C’est le médecin qui est l’emblème de cette époque, c’est pourquoi il donne le nom de samaritain à cet âge. Cet homme qui selon la parabole s’est penchée sur un blessé pour lui venir en aide. Il décrit notre époque comme celle de la compassion où on soigne, où les progrès de la science ont permis de faire reculer les limites de la mort et de la douleur.
L’autre aspect de cet âge du doux est la paix, la création de l’ONU et surtout de l’Union européenne. Car comme le dit Michel Serres :
« En 1870, La France vaincue par la Prusse n’avait qu’une idée en tête : se venger. »
Je l’ai déjà écrit, et je partage ce destin avec d’autres personnes originaires de Moselle ou d’Alsace, mon arrière-grand-père : Jean-Pierre Klam avait 22 ans et était soldat français.
En 1918, l’Allemagne vaincue par la France et les alliés n’avait qu’une idée en tête : se venger. Mon grand-père Félix Klam né en 1874, était soldat allemand.
En 1940, mon père avait 21 ans, il fut incorporé dans l’armée française. Et au bout de l’horreur des morts, des génocides, d’Hiroshima, des hommes ont dit : il ne faut plus se venger, il faut construire ensemble.
Et c’est comme ça que mon frère, né 2 ans après la fin de la guerre n’a pas eu le même destin que ses ascendants : âge de la paix, âge doux.

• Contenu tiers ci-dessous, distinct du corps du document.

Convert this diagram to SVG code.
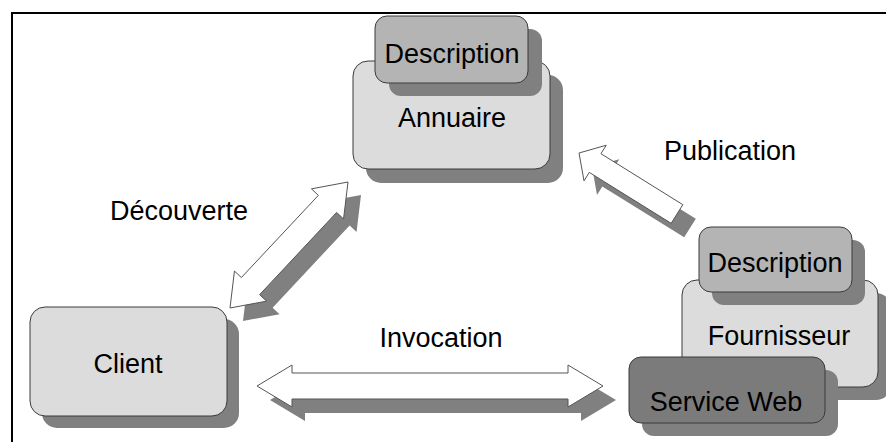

Le numérique pour Michel Serres contribue aussi à l’âge doux, parce qu’il substitue à un monde hiérarchique un monde de réseau et qu’il met à disposition de beaucoup un savoir qui était limité à certains.
Il n’est pas dupe des défis du monde, sur les inégalités, les tensions économiques, la pression sur les ressources et surtout notre rapport au monde et au vivant que notre avidité peut souiller à un point tel que la vie humaine deviendra difficile ou même disparaîtra.
Mais il rappelle que contrairement à toute attente, les statistiques montrent que la majorité des humains pratiquent l’entraide plutôt que la concurrence et le destin du monde n’est pas écrit.
C’est une philosophie de l’optimisme et de la lucidité à laquelle nous invite Michel Serres.